Dataset content:
## START
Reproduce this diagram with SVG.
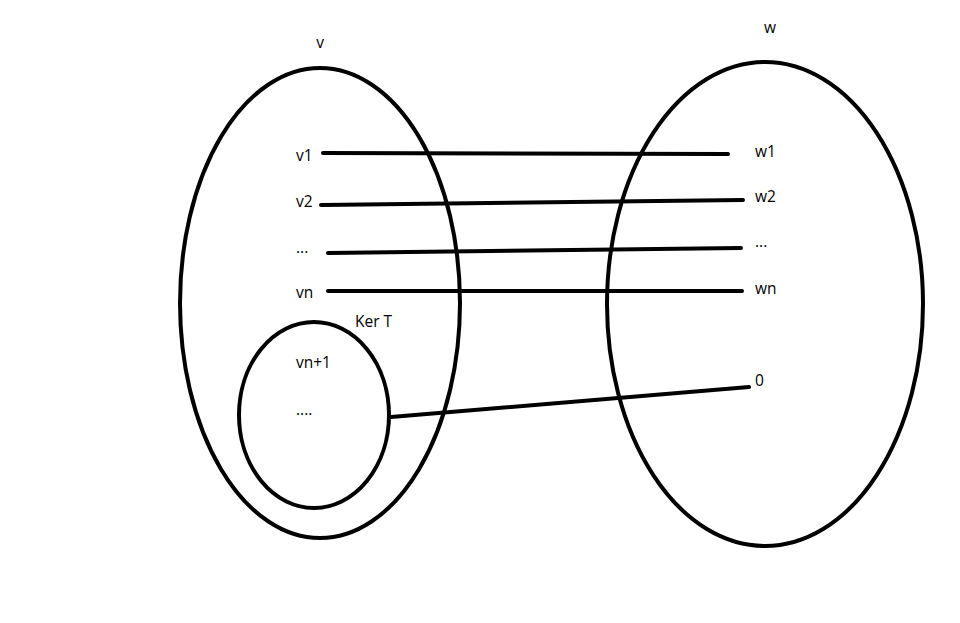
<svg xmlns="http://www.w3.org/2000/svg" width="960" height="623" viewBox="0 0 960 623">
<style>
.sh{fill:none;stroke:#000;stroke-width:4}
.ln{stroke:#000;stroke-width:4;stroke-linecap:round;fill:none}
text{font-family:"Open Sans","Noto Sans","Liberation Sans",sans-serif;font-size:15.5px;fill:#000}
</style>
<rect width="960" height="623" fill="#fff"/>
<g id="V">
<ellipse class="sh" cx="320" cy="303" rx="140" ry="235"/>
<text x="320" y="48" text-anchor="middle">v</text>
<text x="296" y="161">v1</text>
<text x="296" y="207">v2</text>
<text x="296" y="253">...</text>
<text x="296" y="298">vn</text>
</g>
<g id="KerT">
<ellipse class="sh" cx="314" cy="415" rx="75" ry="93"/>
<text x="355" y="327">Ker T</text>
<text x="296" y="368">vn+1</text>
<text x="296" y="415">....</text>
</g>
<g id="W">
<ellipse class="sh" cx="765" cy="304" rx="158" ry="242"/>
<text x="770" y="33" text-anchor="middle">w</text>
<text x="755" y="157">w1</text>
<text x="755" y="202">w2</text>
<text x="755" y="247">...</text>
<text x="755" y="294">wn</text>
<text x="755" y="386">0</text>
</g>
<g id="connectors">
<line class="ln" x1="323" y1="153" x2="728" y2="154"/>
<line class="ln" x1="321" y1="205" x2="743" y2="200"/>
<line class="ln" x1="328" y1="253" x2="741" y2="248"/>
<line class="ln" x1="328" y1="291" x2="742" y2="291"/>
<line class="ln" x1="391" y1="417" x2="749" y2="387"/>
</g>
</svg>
## END
Directions:
Reproduce every line exactly and omit all pictures.

Completed task:
Reproduce this diagram with SVG.
<svg xmlns="http://www.w3.org/2000/svg" width="960" height="623" viewBox="0 0 960 623">
<style>
.sh{fill:none;stroke:#000;stroke-width:4}
.ln{stroke:#000;stroke-width:4;stroke-linecap:round;fill:none}
text{font-family:"Open Sans","Noto Sans","Liberation Sans",sans-serif;font-size:15.5px;fill:#000}
</style>
<rect width="960" height="623" fill="#fff"/>
<g id="V">
<ellipse class="sh" cx="320" cy="303" rx="140" ry="235"/>
<text x="320" y="48" text-anchor="middle">v</text>
<text x="296" y="161">v1</text>
<text x="296" y="207">v2</text>
<text x="296" y="253">...</text>
<text x="296" y="298">vn</text>
</g>
<g id="KerT">
<ellipse class="sh" cx="314" cy="415" rx="75" ry="93"/>
<text x="355" y="327">Ker T</text>
<text x="296" y="368">vn+1</text>
<text x="296" y="415">....</text>
</g>
<g id="W">
<ellipse class="sh" cx="765" cy="304" rx="158" ry="242"/>
<text x="770" y="33" text-anchor="middle">w</text>
<text x="755" y="157">w1</text>
<text x="755" y="202">w2</text>
<text x="755" y="247">...</text>
<text x="755" y="294">wn</text>
<text x="755" y="386">0</text>
</g>
<g id="connectors">
<line class="ln" x1="323" y1="153" x2="728" y2="154"/>
<line class="ln" x1="321" y1="205" x2="743" y2="200"/>
<line class="ln" x1="328" y1="253" x2="741" y2="248"/>
<line class="ln" x1="328" y1="291" x2="742" y2="291"/>
<line class="ln" x1="391" y1="417" x2="749" y2="387"/>
</g>
</svg>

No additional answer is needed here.